Idahoans should have been able to vote on Marsy’s Law
All you have to do is turn on the TV to know that we live in a scary world. Every day, the news is filled with stories of horrific incidents that deeply impact people’s lives. These stories both frighten and prepare people for what could happen to anyone at any moment. But what someone cannot prepare for is the unknown trauma, after the original trauma has occurred. That’s what some victims in Idaho experience during the court process because of outdated laws.
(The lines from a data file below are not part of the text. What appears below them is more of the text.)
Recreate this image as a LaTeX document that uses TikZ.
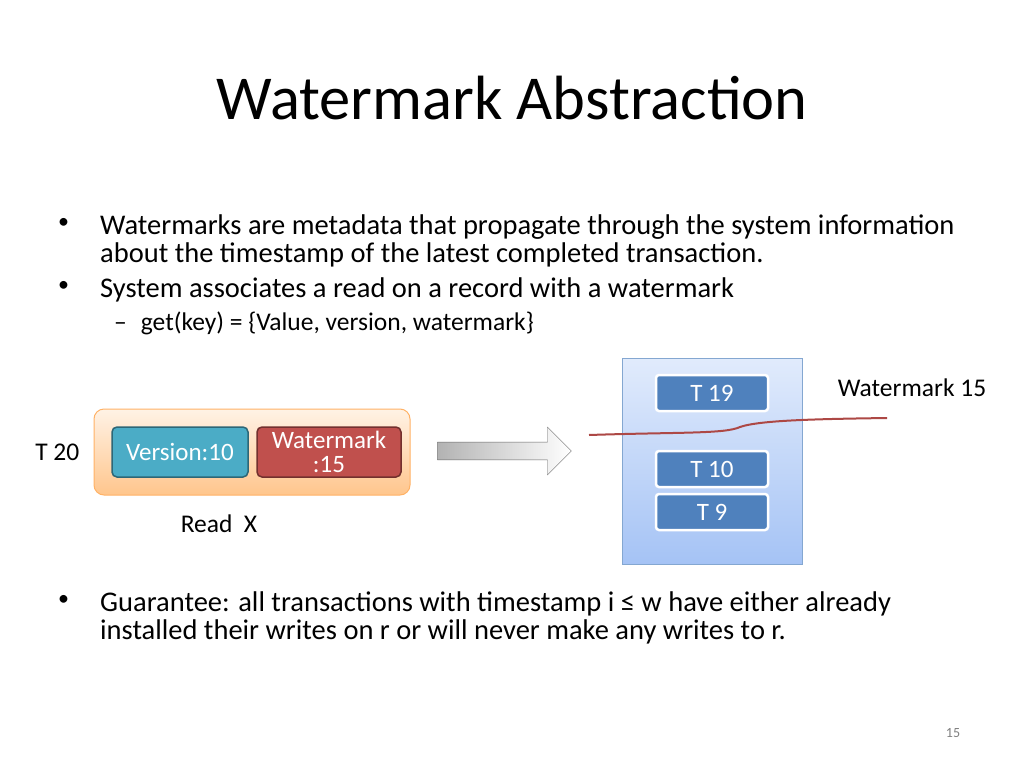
\documentclass[tikz,border=0pt]{standalone}
\usepackage{fontspec}
\setmainfont{Carlito}
\usetikzlibrary{positioning,shapes.arrows}
\definecolor{tealbox}{RGB}{75,172,198}
\definecolor{redbox}{RGB}{192,80,77}
\definecolor{tbox}{RGB}{79,129,189}
\definecolor{storetop}{RGB}{225,235,252}
\definecolor{storebot}{RGB}{165,195,245}
\tikzset{
  body/.style={anchor=north west,align=left,font=\fontsize{28.5}{28}\selectfont,inner sep=0pt},
  dot/.style={anchor=north west,font=\fontsize{22}{28}\selectfont,inner sep=0pt},
  label/.style={font=\fontsize{25.5}{24}\selectfont,inner sep=0pt},
  fieldbox/.style={draw,line width=1.5pt,rounded corners=5pt,minimum height=50pt,text=white,font=\fontsize{25}{24}\selectfont,align=center},
  tnode/.style={draw=white,line width=2.5pt,fill=tbox,rounded corners=3pt,minimum width=112pt,minimum height=36pt,text=white,font=\fontsize{25}{24}\selectfont}
}
\begin{document}
\begin{tikzpicture}[x=1pt,y=-1pt]
    \useasboundingbox[fill=white] (0,0) rectangle (1024,768);

    \node[font=\fontsize{62.5}{64}\selectfont] (title) at (512,98) {Watermark Abstraction};

    \node[dot] (b1dot) at (58,218) {•};
    \node[body] (b1) at (100,215) {Watermarks are metadata that propagate through the system information\\about the timestamp of the latest completed transaction.};
    \node[dot] (b2dot) at (58,281) {•};
    \node[body] (b2) at (100,278) {System associates a read on a record with a watermark};
    \node[body,font=\fontsize{25.5}{24}\selectfont] (s1) at (114,312) {–\hspace{14pt}get(key) = \{Value, version, watermark\}};

    % record read
    \node[draw=orange!60,line width=1pt,rounded corners=10pt,top color=orange!10,bottom color=orange!45,
          minimum width=316pt,minimum height=86pt] (rec) at (252,452) {};
    \node[fieldbox,fill=tealbox,draw=tealbox!60!black,minimum width=136pt] (ver) at (180,452) {Version:10};
    \node[fieldbox,fill=redbox,draw=redbox!60!black,minimum width=144pt] (wm) at (329,452) {Watermark\\:15};
    \node[label,left=14pt of rec] (t20) {T 20};
    \node[label] (readx) at (219,524) {Read\ \ X};

    % arrow
    \node[single arrow,draw=gray!80!black,left color=gray!60,right color=white,
          minimum height=134pt,minimum width=48pt,single arrow head extend=6pt] (arr) at (500,451) {};

    % version list
    \node[draw=tbox!70,line width=1pt,top color=storetop,bottom color=storebot,
          minimum width=180pt,minimum height=206pt] (store) at (712,461) {};
    \node[tnode] (t19) at (712,393) {T 19};
    \node[tnode] (t10) at (712,469) {T 10};
    \node[tnode] (t9) at (712,512) {T 9};
    \node[label] (wmlabel) at (912,388) {Watermark 15};
    \draw[redbox!90!black,line width=2pt] (589,435) .. controls (680,432) and (725,434) .. (740,427)
        .. controls (760,420) and (820,419) .. (887,418);

    \node[dot] (b3dot) at (58,595) {•};
    \node[body] (b3) at (100,592) {Guarantee: all transactions with timestamp i ≤ w have either already\\installed their writes on r or will never make any writes to r.};

    \node[font=\fontsize{14}{16}\selectfont,text=gray] (page) at (953,733) {15};
\end{tikzpicture}
\end{document}
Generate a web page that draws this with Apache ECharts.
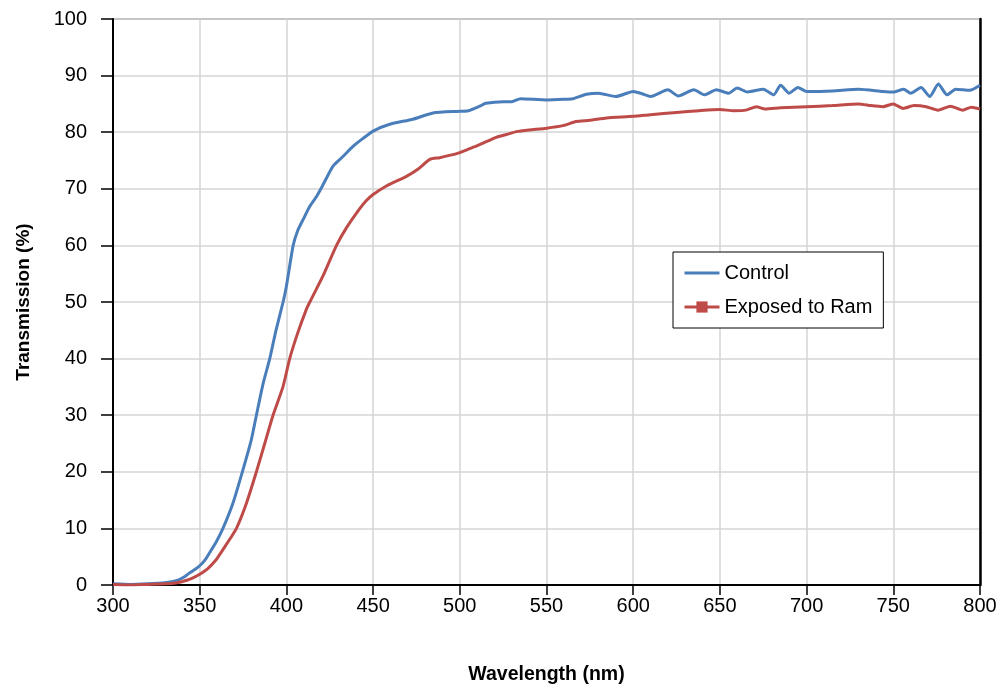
<!DOCTYPE html>
<html>
<head>
<meta charset="utf-8">
<script src="https://cdn.jsdelivr.net/npm/echarts@6/dist/echarts.min.js"></script>
<style>html,body{margin:0;padding:0;background:#fff}#c{width:1004px;height:691px}</style>
</head>
<body>
<div id="c"></div>
<script>
const controlX = [300,310,320,330,337,341,344,347,350,353,355.7,359.5,363.4,369.2,374.6,379.8,382.7,386.5,390.4,394,398.1,400,403.9,406.5,409.7,413.5,417.3,421.1,426.9,432.6,438.4,444.2,450,459.6,473,484.5,500,505,511.5,515,525,530,535,550,560,565,573,580,590,600,605,610,620,626,635,641,648,655,660,666,675,681,685,690,695,700,715,730,744,750,756,760,766,771,776,781,786,794,800];
const controlY = [0.2,0.1,0.2,0.4,0.8,1.4,2.1,2.7,3.4,4.4,5.7,7.6,10,14.5,20,25.7,30,35.5,40,45,50,52.8,60,62.6,64.6,66.9,68.6,70.7,74,75.7,77.5,78.9,80.2,81.4,82.3,83.4,83.7,83.8,84.6,85.1,85.4,85.4,85.9,85.7,85.8,85.9,86.7,86.9,86.3,87.2,86.8,86.3,87.5,86.4,87.5,86.6,87.5,86.9,87.8,87.1,87.6,86.6,88.3,86.9,87.9,87.2,87.3,87.6,87.2,87.1,87.6,86.9,87.9,86.3,88.5,86.6,87.6,87.4,88.3];
const exposedX = [300,310,320,330,337,341,344,347,350,355,359.6,362,365,368,371.2,377,382.7,387.5,392.3,398.1,401.9,406.5,411.5,413.5,421.1,428.9,434.6,442.3,446,450,457.7,469.2,476,482.7,488.4,494,500,505,511.5,521,527,532.6,540,550,560,567,575,584.6,600,610,625,638,650,658,665,671,676,685,700,715,730,737,744,750,755.6,762,769,775.8,783,790,795,800];
const exposedY = [0.1,0.0,0.1,0.2,0.4,0.7,1.0,1.4,1.9,3.0,4.5,5.6,7,8.4,10,14.5,20,25,30,35.1,40,44.5,48.7,50,54.6,60,63.1,66.5,67.9,69,70.5,72.2,73.5,75.2,75.5,75.9,76.4,77,77.8,79.1,79.6,80.1,80.4,80.7,81.2,81.9,82.1,82.5,82.8,83.1,83.5,83.8,84.0,83.8,83.9,84.5,84.1,84.3,84.5,84.7,85.0,84.7,84.5,85.0,84.2,84.7,84.5,83.9,84.6,83.9,84.4,84.1];
const seriesNames = ['Control', 'Exposed to Ram'];
const xTitle = 'Wavelength (nm)';
const yTitle = 'Transmission (%)';

const FONT = '"Liberation Sans", Arial, sans-serif';
const pair = (xs, ys) => xs.map((x, i) => [x, ys[i]]);

const chart = echarts.init(document.getElementById('c'), null, {renderer: 'canvas'});
chart.setOption({
  animation: false,
  backgroundColor: '#fff',
  grid: {left: 113, top: 19, right: 24, bottom: 106, show: true, borderColor: '#333', borderWidth: 1},
  legend: {
    orient: 'vertical', left: 673, top: 252,
    padding: [11, 11, 11, 10], itemGap: 14,
    itemWidth: 35, itemHeight: 14,
    backgroundColor: '#fff', borderColor: '#000', borderWidth: 1, borderRadius: 0,
    textStyle: {fontFamily: FONT, fontSize: 20, color: '#000'},
    data: [
      {name: seriesNames[0], itemStyle: {opacity: 0}, lineStyle: {width: 3}},
      {name: seriesNames[1], lineStyle: {width: 3}}
    ]
  },
  xAxis: {
    type: 'value', min: 300, max: 800, interval: 50,
    name: xTitle, nameLocation: 'middle', nameGap: 80,
    nameTextStyle: {fontFamily: FONT, fontSize: 19.5, fontWeight: 'bold', color: '#000'},
    axisLine: {onZero: false, lineStyle: {color: '#000', width: 2}},
    axisTick: {show: true, length: 10, lineStyle: {color: '#000', width: 1.5}},
    axisLabel: {fontFamily: FONT, fontSize: 20, color: '#000', margin: 11},
    splitLine: {show: true, lineStyle: {color: '#d4d4d4', width: 1.5}}
  },
  yAxis: [{
    type: 'value', min: 0, max: 100, interval: 10,
    name: yTitle, nameLocation: 'middle', nameGap: 80,
    nameTextStyle: {fontFamily: FONT, fontSize: 19, fontWeight: 'bold', color: '#000'},
    axisLine: {show: true, lineStyle: {color: '#000', width: 2}},
    axisTick: {show: true, length: 12, lineStyle: {color: '#000', width: 1.5}},
    axisLabel: {fontFamily: FONT, fontSize: 20, color: '#000', margin: 26},
    splitLine: {show: true, lineStyle: {color: '#d4d4d4', width: 1.5}}
  }, {
    type: 'value', min: 0, max: 100, interval: 10, position: 'right',
    axisLine: {show: true, lineStyle: {color: '#000', width: 2.5}},
    axisTick: {show: false}, axisLabel: {show: false}, splitLine: {show: false}
  }],
  series: [{
    name: seriesNames[0], type: 'line', data: pair(controlX, controlY),
    symbol: 'none', smooth: 0.2,
    lineStyle: {color: '#4a7ebb', width: 3}, itemStyle: {color: '#4a7ebb'}
  }, {
    name: seriesNames[1], type: 'line', data: pair(exposedX, exposedY),
    symbol: 'rect', symbolSize: 10, showSymbol: false, smooth: 0.2,
    lineStyle: {color: '#be4b48', width: 3}, itemStyle: {color: '#be4b48'}
  }]
});
</script>
</body>
</html>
Last legislative session, a group called Marsy’s Law for Idaho proposed HJR 8, a constitutional amendment that would add to Idaho’s current Victim Bill of Rights. In 1992, the people of Idaho made the decision that victim’s rights are so important they deserve constitutional protections — but for some reason there are lawmakers today who do not believe that the people of Idaho should get to decide if those protections need updating. I was disappointed to hear that some legislators like Rep. Dustin Manwaring, R-Pocatello, would prevent Idaho citizens from voting on such a critical issue that touches just about every one of us, because he believed the people would not be smart enough to know the legal impact.
I wanted the opportunity to vote in favor of additional rights for crime victims. I wanted to know that if me or someone I loved ever became a victim we would be protected by the courts in a meaningful way. Victims deserve protection, just like Idahoans deserved to be able to vote on Marsy’s Law.